::: DATA

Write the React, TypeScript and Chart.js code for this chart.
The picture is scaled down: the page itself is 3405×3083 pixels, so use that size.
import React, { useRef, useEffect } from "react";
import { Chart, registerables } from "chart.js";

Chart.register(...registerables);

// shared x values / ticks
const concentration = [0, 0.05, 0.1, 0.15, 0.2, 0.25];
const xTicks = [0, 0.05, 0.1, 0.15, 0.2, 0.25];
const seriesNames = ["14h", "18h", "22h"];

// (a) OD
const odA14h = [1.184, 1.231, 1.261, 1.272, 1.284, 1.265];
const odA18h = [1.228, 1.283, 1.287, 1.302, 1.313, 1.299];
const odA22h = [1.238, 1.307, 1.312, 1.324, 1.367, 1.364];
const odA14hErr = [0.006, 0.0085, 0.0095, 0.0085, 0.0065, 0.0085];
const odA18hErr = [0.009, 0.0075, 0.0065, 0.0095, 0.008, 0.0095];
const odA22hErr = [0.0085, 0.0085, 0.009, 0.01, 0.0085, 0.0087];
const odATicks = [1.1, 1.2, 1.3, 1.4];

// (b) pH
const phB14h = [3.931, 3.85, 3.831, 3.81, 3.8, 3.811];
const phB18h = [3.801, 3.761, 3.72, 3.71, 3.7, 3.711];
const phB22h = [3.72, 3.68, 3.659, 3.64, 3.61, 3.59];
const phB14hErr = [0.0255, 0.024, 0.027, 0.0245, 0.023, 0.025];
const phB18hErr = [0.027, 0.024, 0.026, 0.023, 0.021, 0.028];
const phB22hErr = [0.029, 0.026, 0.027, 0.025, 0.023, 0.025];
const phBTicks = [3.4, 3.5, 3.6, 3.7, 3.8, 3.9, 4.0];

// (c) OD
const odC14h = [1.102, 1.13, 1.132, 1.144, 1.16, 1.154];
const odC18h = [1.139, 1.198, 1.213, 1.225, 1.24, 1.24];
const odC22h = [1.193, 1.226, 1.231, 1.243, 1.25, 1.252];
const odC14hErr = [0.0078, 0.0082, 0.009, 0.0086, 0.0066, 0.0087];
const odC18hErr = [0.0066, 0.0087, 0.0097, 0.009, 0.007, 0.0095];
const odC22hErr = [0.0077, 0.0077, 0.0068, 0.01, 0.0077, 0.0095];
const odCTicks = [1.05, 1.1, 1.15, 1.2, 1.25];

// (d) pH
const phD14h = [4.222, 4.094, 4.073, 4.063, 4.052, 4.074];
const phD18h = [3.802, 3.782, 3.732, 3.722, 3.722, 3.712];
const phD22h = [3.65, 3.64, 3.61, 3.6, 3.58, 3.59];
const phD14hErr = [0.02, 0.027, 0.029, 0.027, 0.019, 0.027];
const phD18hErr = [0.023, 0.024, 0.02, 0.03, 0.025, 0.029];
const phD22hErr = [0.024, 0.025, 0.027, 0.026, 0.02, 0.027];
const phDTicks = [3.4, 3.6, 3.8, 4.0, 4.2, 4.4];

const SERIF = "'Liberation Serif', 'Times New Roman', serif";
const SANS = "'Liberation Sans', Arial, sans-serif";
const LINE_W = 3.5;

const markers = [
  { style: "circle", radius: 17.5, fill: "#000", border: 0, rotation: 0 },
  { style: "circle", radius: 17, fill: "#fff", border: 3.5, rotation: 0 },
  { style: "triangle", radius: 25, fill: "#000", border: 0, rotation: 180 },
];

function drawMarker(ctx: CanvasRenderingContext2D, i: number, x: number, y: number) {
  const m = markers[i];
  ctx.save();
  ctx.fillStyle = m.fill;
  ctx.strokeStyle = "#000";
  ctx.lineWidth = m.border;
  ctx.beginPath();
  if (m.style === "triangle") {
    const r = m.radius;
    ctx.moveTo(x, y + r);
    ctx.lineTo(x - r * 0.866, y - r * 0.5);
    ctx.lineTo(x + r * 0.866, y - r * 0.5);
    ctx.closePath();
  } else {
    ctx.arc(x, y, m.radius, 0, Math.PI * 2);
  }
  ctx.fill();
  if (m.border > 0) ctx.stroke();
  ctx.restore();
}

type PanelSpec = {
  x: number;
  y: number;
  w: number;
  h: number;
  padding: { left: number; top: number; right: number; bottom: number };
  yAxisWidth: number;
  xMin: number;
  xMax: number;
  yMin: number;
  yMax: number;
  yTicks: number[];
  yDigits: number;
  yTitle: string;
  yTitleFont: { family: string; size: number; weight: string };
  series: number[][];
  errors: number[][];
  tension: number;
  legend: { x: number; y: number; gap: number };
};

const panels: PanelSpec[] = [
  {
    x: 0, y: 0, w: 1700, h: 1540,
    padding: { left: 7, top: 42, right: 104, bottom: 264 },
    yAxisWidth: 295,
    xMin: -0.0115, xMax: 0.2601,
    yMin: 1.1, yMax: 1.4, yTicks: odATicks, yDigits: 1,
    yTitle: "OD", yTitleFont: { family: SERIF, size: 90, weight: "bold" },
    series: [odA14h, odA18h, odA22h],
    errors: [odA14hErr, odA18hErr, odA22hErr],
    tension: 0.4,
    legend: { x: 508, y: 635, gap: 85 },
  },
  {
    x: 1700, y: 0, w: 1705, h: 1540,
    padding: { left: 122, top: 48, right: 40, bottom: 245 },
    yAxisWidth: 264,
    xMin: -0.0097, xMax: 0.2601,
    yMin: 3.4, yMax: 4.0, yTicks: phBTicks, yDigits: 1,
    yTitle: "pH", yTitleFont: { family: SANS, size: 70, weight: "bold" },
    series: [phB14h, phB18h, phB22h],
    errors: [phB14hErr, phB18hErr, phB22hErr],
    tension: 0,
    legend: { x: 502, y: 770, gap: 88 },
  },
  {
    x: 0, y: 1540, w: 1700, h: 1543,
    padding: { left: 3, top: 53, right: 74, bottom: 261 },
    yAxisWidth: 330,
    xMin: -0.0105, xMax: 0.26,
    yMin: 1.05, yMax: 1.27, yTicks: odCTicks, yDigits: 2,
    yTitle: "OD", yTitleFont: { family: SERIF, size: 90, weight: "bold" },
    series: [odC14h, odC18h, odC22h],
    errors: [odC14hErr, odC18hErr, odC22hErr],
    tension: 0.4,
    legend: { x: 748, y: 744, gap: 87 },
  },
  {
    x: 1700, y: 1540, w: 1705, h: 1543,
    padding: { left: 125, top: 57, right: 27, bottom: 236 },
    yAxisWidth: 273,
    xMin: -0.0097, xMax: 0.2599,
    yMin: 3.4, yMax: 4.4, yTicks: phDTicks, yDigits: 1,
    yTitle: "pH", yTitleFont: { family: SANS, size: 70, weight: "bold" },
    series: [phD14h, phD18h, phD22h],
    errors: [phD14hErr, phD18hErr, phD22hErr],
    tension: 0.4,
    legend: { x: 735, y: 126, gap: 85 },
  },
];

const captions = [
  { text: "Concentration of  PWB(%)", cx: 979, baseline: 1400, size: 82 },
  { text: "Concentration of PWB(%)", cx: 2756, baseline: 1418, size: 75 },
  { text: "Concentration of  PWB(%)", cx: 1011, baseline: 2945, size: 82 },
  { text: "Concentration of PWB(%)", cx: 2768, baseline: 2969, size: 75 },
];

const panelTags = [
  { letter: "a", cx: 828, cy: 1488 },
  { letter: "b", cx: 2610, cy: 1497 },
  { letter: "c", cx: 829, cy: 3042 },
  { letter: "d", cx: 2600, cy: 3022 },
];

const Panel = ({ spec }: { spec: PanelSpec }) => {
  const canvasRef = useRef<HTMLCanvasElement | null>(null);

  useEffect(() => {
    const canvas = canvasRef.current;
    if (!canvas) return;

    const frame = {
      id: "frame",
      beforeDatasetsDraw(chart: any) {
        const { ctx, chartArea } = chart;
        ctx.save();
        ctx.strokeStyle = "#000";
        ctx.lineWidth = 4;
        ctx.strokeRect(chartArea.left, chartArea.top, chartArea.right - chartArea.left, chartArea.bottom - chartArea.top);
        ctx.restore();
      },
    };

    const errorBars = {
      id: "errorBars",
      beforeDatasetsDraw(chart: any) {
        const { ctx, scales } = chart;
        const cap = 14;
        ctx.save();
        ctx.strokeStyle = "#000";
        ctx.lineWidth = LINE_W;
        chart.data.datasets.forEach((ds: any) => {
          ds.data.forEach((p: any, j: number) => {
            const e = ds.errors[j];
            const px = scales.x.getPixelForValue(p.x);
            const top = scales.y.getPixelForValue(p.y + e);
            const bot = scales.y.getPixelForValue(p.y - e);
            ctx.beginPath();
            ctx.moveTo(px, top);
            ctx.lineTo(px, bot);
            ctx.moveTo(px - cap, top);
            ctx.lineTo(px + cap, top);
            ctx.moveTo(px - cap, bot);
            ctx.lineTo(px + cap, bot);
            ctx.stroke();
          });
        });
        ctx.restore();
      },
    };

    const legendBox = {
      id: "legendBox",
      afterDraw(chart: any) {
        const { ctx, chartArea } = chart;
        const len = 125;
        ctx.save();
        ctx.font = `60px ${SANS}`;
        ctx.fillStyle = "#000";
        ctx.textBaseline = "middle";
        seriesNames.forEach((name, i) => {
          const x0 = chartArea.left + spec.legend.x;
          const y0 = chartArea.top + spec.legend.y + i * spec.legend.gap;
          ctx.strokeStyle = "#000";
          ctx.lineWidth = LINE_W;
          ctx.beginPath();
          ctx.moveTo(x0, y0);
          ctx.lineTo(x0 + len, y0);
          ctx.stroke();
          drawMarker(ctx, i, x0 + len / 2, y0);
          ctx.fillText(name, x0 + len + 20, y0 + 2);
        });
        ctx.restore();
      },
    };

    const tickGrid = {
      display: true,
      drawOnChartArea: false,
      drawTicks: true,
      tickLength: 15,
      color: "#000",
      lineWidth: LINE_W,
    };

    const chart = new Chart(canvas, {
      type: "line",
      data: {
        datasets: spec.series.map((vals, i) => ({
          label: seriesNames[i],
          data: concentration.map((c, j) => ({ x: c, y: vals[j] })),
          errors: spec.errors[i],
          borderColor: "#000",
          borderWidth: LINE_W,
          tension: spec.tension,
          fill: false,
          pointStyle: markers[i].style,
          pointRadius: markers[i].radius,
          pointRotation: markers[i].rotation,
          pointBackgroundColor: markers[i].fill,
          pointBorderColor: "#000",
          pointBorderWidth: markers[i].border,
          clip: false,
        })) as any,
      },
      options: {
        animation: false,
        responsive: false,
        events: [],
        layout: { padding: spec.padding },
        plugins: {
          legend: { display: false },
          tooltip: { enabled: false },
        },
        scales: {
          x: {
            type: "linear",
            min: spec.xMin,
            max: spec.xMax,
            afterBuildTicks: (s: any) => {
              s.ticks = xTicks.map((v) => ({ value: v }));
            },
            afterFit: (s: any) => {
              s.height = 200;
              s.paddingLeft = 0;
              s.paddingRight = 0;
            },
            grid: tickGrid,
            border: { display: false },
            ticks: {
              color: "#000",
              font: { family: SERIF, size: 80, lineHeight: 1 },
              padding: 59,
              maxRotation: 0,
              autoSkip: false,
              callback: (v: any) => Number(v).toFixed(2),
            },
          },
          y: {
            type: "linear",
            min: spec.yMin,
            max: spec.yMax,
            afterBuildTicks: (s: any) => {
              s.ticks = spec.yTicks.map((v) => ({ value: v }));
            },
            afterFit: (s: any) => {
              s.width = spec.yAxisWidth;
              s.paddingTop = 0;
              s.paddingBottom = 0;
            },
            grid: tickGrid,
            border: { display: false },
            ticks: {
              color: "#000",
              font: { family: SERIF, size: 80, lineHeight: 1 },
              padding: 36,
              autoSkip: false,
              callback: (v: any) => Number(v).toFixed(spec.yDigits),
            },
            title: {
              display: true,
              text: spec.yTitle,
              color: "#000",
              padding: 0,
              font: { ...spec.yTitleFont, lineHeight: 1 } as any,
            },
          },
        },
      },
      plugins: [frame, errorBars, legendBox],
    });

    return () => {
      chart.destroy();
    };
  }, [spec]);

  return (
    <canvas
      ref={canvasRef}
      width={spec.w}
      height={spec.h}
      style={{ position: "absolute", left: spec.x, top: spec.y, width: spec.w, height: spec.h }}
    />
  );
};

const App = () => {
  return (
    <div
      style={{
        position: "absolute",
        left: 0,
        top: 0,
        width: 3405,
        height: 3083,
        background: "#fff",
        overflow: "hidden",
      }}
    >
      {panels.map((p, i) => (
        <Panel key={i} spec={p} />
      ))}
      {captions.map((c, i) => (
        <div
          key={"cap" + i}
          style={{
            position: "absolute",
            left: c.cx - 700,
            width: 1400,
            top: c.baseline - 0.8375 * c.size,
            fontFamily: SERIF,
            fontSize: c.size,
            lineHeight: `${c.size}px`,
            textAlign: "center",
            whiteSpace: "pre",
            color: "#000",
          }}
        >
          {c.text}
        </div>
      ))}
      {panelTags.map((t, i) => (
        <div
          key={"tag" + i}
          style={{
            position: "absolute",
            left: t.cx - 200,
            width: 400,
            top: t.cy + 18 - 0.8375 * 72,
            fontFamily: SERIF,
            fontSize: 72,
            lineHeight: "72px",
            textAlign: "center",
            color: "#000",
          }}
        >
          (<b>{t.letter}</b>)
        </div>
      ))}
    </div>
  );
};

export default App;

::::::

### WHAT YOU SHOULD DO
Scan the data above and copy every line with "React" in it.

### TASK RESULT
Write the React, TypeScript and Chart.js code for this chart.
import React, { useRef, useEffect } from "react";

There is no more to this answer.